WRITTEN & DIRECTED BY MARK JENKIN
CAST: EDWARD ROWE, MARY WOODVINE, GILES KING, SIMON SHEPHERD UK 2019, 89 MINS, CERT 15
BFI PLAYER SUBSCRIPTION, DVD, BLU RAY
REVIEW by SUSAN GRAY
When Quentin Tarantino asks if he can have a spare 35mm print of your film to show at his Hollywood cinema, it’s safe to say your time as a director has come. And this was the experience of Bait’s director Mark Jenkin, when he picked up his 2020 BAFTA for Outstanding Debut by a British Writer for his first feature.
Bait is a drama that looks like a documentary as it was made on 16mm film, with a 1970s Kodak camera, each reel providing 2.5 minutes of useable film. Texture is hugely important, as the finished product incorporates pollen and scratches, all highly visible to the audience as the film crackles and fizzes with life. Jenkin cites documentary maker Humphrey Jennings as a ‘retrospective influence’, and the black and white imagery and close ups certainly have a 1940s British feel about them. The series of jerky vignettes are also reminiscent of Basil Dearden’s 1945 horror Dead of Night.

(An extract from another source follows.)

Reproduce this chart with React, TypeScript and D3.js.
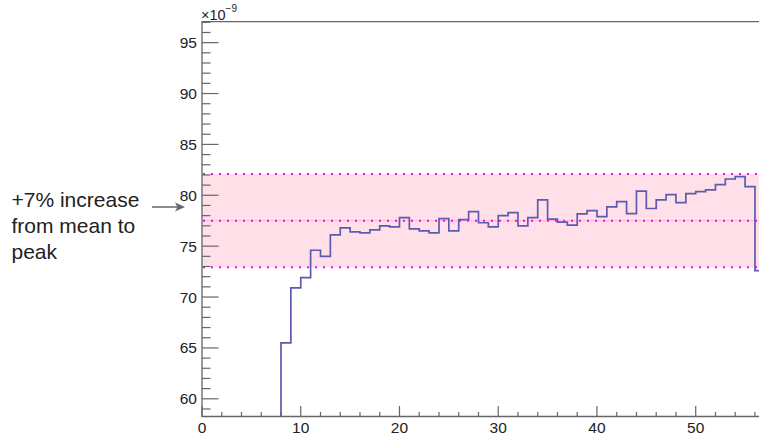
import React, { useRef, useEffect } from 'react';
import * as d3 from 'd3';

// one value per unit-wide bin, starting at x = 8 (earlier bins are below the y range)
const firstBin = 8;
const binValues = [
  65.5, 70.9, 71.9, 74.6, 74.0, 76.1, 76.8, 76.4, 76.3, 76.6,
  77.0, 76.9, 77.8, 76.7, 76.5, 76.3, 77.7, 76.5, 77.6, 78.4,
  77.3, 76.9, 78.0, 78.3, 77.0, 77.8, 79.55, 77.65, 77.36, 77.06,
  78.17, 78.5, 77.9, 78.86, 79.38, 78.2, 80.4, 78.7, 79.55, 80.07,
  79.28, 80.17, 80.36, 80.53, 81.05, 81.6, 81.84, 80.86, 72.6,
];

// pink band: low / mean / high levels
const bandLevels = [72.92, 77.5, 82.09];

const xTicks = [0, 10, 20, 30, 40, 50];
const yTicks = [60, 65, 70, 75, 80, 85, 90, 95];
const noteLines = ['+7% increase', 'from mean to', 'peak'];

const FONT = '"Liberation Sans", Arial, Helvetica, sans-serif';

function App() {
  const svgRef = useRef(null);

  useEffect(() => {
    const left = 202;
    const top = 21.7;
    const bottom = 416.5;
    const right = 759;

    const svg = d3.select(svgRef.current);
    svg.selectAll('*').remove();

    const x = d3.scaleLinear().domain([0, 56.41]).range([left, right]);
    const y = d3.scaleLinear().domain([58.26, 97.06]).range([bottom, top]);

    svg.append('defs')
      .append('clipPath')
      .attr('id', 'plot-clip')
      .append('rect')
      .attr('x', left)
      .attr('y', top)
      .attr('width', right - left)
      .attr('height', bottom - top);

    // band
    svg.append('rect')
      .attr('x', left)
      .attr('y', y(bandLevels[2]))
      .attr('width', right - left)
      .attr('height', y(bandLevels[0]) - y(bandLevels[2]))
      .attr('fill', '#ffe0e8');

    svg.append('line')
      .attr('x1', left).attr('x2', right)
      .attr('y1', y(bandLevels[1])).attr('y2', y(bandLevels[1]))
      .attr('stroke', '#f6bccb')
      .attr('stroke-width', 1);

    // histogram outline
    const pts: [number, number][] = [[firstBin, 58.26]];
    binValues.forEach((v, i) => pts.push([firstBin + i, v]));
    pts.push([firstBin + binValues.length, binValues[binValues.length - 1]]);

    const line = d3.line<[number, number]>()
      .x(d => x(d[0]))
      .y(d => y(d[1]))
      .curve(d3.curveStepAfter);

    svg.append('path')
      .datum(pts)
      .attr('clip-path', 'url(#plot-clip)')
      .attr('d', line)
      .attr('fill', 'none')
      .attr('stroke', '#5b5bb0')
      .attr('stroke-width', 1.7);

    // dotted levels
    svg.selectAll('line.level')
      .data(bandLevels)
      .enter()
      .append('line')
      .attr('class', 'level')
      .attr('x1', left + 1).attr('x2', right)
      .attr('y1', d => y(d)).attr('y2', d => y(d))
      .attr('stroke', '#ff00ff')
      .attr('stroke-width', 2)
      .attr('stroke-dasharray', '2 6');

    const axisColor = '#666';

    // frame: top, left, bottom
    svg.append('path')
      .attr('d', `M${right},${top}H${left}V${bottom}H${right}`)
      .attr('fill', 'none')
      .attr('stroke', axisColor)
      .attr('stroke-width', 1.3);

    // y ticks
    const yMinor = d3.range(59, 98, 1).filter(v => v % 5 !== 0);
    svg.selectAll('line.ymin')
      .data(yMinor)
      .enter()
      .append('line')
      .attr('x1', left).attr('x2', left + 8.5)
      .attr('y1', d => y(d)).attr('y2', d => y(d))
      .attr('stroke', axisColor)
      .attr('stroke-width', 1.2);

    svg.selectAll('line.ymaj')
      .data(yTicks)
      .enter()
      .append('line')
      .attr('x1', left).attr('x2', left + 16.5)
      .attr('y1', d => y(d)).attr('y2', d => y(d))
      .attr('stroke', axisColor)
      .attr('stroke-width', 1.2);

    svg.selectAll('text.ylab')
      .data(yTicks)
      .enter()
      .append('text')
      .attr('x', left - 5)
      .attr('y', d => y(d))
      .attr('dy', '0.36em')
      .attr('text-anchor', 'end')
      .attr('font-family', FONT)
      .attr('font-size', 15.5)
      .attr('fill', '#222')
      .text(d => d);

    // x ticks
    const xMinor = d3.range(0, 57, 2).filter(v => v % 10 !== 0);
    svg.selectAll('line.xmin')
      .data(xMinor)
      .enter()
      .append('line')
      .attr('x1', d => x(d)).attr('x2', d => x(d))
      .attr('y1', bottom).attr('y2', bottom - 4.5)
      .attr('stroke', axisColor)
      .attr('stroke-width', 1.2);

    svg.selectAll('line.xmaj')
      .data(xTicks)
      .enter()
      .append('line')
      .attr('x1', d => x(d)).attr('x2', d => x(d))
      .attr('y1', bottom).attr('y2', bottom - 10.5)
      .attr('stroke', axisColor)
      .attr('stroke-width', 1.2);

    svg.selectAll('text.xlab')
      .data(xTicks)
      .enter()
      .append('text')
      .attr('x', d => x(d))
      .attr('y', 433)
      .attr('text-anchor', 'middle')
      .attr('font-family', FONT)
      .attr('font-size', 15.5)
      .attr('fill', '#222')
      .text(d => d);

    // exponent label
    const expo = svg.append('text')
      .attr('x', left - 1)
      .attr('y', 19.5)
      .attr('font-family', FONT)
      .attr('font-size', 14.5)
      .attr('fill', '#222');
    expo.append('tspan').text('\u00d710');
    expo.append('tspan')
      .attr('dy', -7.5)
      .attr('font-size', 10)
      .text('\u22129');

    // annotation
    svg.selectAll('text.note')
      .data(noteLines)
      .enter()
      .append('text')
      .attr('x', 11.5)
      .attr('y', (d, i) => 206.5 + i * 26.3)
      .attr('font-family', FONT)
      .attr('font-size', 21)
      .attr('fill', '#222')
      .text(d => d);

    svg.append('line')
      .attr('x1', 152).attr('x2', 181)
      .attr('y1', 207).attr('y2', 207)
      .attr('stroke', '#666')
      .attr('stroke-width', 1.5);

    svg.append('path')
      .attr('d', 'M185,207 L175,202.5 L177.5,207 L175,211.5 Z')
      .attr('fill', '#666');
  }, []);

  return (
    <svg
      ref={svgRef}
      width={759}
      height={437}
      style={{ position: 'absolute', left: 0, top: 0, background: '#fff' }}
    />
  );
}

export default App;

Bait’s plot is minimal: locals clash with second home owners in a Cornish fishing village, with predictably tragic consequences. But this does not take away from the film’s deft characterisation and striking impact. Martin, played by Edward Rowe, is a wounded, floundering everyman, trying to hold on to his identity as a fisherman, albeit a boatless one, against a tide of wealthy tourists and incomers, gobbling up his village’s traditional houses and space at the pub bar.
Cornishman Jenkin’s roots are evident in touching tiny details, such as a taxi ride costing £100, revealing the inflation forced upon low income villagers when wealthy second homeowners distort the local economy. In Bait incomers are personified by the Leigh family who have bought, and given a nautical makeover to, Martin’s mother’s house. Sandra Leigh, played beautifully by Mary Woodvine, is a tightly wound, for- goodness- sake -get- on- with- it, counterpoint to Martin’s brooding. Both characters believe they have right on their side, and its an unsettling feeling to realise most of our lives now have more in common with the Leighs than the lives of Martin, and his estranged brother Steven.
Bait’s conclusion is redemptive, and comes by way of symbolism laid on thicker than clotted cream on a 5 star, palm court scone. When local fury is exacted by smashing a decorative porthole with a giant granite pestle and mortar, it’s hard to know whether to laugh or cry. But the film is such a visual treat, with great originality, odd moments of over indulgence are easy to forgive.